Can you set down, exactly as they appear below, the lines from the opening of the material through the one bearing "lab.set_linespacing(1.45)", minus the pictures?

* START *

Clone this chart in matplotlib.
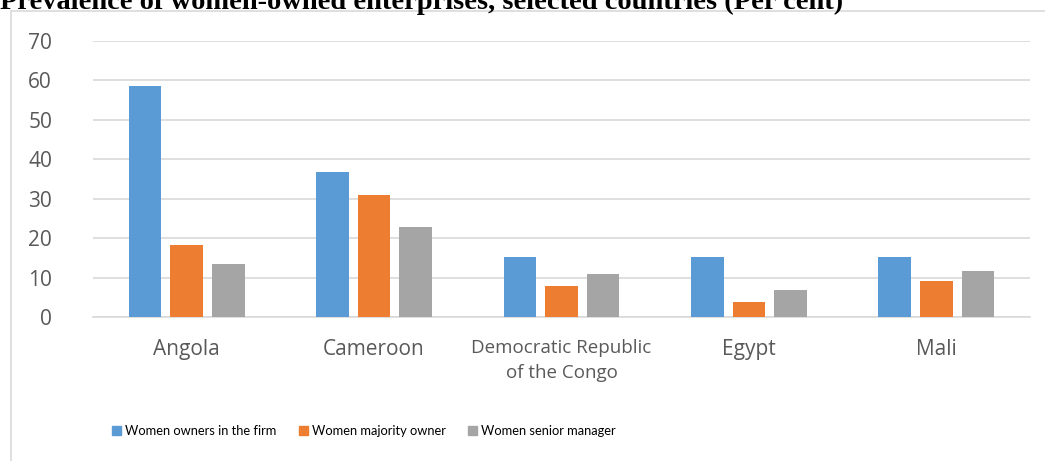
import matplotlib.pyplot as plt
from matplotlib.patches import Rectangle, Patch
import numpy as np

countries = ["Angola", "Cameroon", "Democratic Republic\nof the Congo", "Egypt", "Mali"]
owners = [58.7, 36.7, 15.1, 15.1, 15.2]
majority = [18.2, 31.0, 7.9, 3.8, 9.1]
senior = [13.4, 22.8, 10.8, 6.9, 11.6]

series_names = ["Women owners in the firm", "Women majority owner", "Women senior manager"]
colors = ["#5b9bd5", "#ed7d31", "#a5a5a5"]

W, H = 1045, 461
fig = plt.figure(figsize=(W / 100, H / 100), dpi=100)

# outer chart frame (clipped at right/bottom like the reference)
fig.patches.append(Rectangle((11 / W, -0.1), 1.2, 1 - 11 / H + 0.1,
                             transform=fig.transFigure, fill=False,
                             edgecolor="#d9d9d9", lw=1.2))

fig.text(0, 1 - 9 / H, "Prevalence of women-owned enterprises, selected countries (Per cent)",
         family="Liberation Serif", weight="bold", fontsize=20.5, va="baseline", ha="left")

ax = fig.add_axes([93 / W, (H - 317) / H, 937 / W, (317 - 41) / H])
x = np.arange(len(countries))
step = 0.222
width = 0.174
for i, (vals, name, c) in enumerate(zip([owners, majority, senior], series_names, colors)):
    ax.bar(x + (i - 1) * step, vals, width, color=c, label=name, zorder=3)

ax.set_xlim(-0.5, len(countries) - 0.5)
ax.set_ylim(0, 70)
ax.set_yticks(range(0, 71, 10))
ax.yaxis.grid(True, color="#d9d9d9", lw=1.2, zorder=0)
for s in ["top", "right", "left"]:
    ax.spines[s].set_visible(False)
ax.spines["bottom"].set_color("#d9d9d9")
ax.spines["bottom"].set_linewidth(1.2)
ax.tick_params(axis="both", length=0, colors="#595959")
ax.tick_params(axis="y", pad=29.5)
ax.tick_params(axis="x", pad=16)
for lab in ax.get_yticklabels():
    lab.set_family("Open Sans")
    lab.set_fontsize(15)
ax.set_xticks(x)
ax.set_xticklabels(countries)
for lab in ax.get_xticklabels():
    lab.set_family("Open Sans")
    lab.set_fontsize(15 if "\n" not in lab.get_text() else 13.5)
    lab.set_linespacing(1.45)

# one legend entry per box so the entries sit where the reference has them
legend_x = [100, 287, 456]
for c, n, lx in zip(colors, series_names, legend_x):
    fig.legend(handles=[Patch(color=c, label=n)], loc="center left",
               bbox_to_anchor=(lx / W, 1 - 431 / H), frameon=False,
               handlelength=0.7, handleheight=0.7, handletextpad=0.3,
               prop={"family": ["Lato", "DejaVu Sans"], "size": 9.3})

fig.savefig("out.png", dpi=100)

* END *

● **Result of the task**
Clone this chart in matplotlib.
import matplotlib.pyplot as plt
from matplotlib.patches import Rectangle, Patch
import numpy as np

countries = ["Angola", "Cameroon", "Democratic Republic\nof the Congo", "Egypt", "Mali"]
owners = [58.7, 36.7, 15.1, 15.1, 15.2]
majority = [18.2, 31.0, 7.9, 3.8, 9.1]
senior = [13.4, 22.8, 10.8, 6.9, 11.6]

series_names = ["Women owners in the firm", "Women majority owner", "Women senior manager"]
colors = ["#5b9bd5", "#ed7d31", "#a5a5a5"]

W, H = 1045, 461
fig = plt.figure(figsize=(W / 100, H / 100), dpi=100)

# outer chart frame (clipped at right/bottom like the reference)
fig.patches.append(Rectangle((11 / W, -0.1), 1.2, 1 - 11 / H + 0.1,
                             transform=fig.transFigure, fill=False,
                             edgecolor="#d9d9d9", lw=1.2))

fig.text(0, 1 - 9 / H, "Prevalence of women-owned enterprises, selected countries (Per cent)",
         family="Liberation Serif", weight="bold", fontsize=20.5, va="baseline", ha="left")

ax = fig.add_axes([93 / W, (H - 317) / H, 937 / W, (317 - 41) / H])
x = np.arange(len(countries))
step = 0.222
width = 0.174
for i, (vals, name, c) in enumerate(zip([owners, majority, senior], series_names, colors)):
    ax.bar(x + (i - 1) * step, vals, width, color=c, label=name, zorder=3)

ax.set_xlim(-0.5, len(countries) - 0.5)
ax.set_ylim(0, 70)
ax.set_yticks(range(0, 71, 10))
ax.yaxis.grid(True, color="#d9d9d9", lw=1.2, zorder=0)
for s in ["top", "right", "left"]:
    ax.spines[s].set_visible(False)
ax.spines["bottom"].set_color("#d9d9d9")
ax.spines["bottom"].set_linewidth(1.2)
ax.tick_params(axis="both", length=0, colors="#595959")
ax.tick_params(axis="y", pad=29.5)
ax.tick_params(axis="x", pad=16)
for lab in ax.get_yticklabels():
    lab.set_family("Open Sans")
    lab.set_fontsize(15)
ax.set_xticks(x)
ax.set_xticklabels(countries)
for lab in ax.get_xticklabels():
    lab.set_family("Open Sans")
    lab.set_fontsize(15 if "\n" not in lab.get_text() else 13.5)
    lab.set_linespacing(1.45)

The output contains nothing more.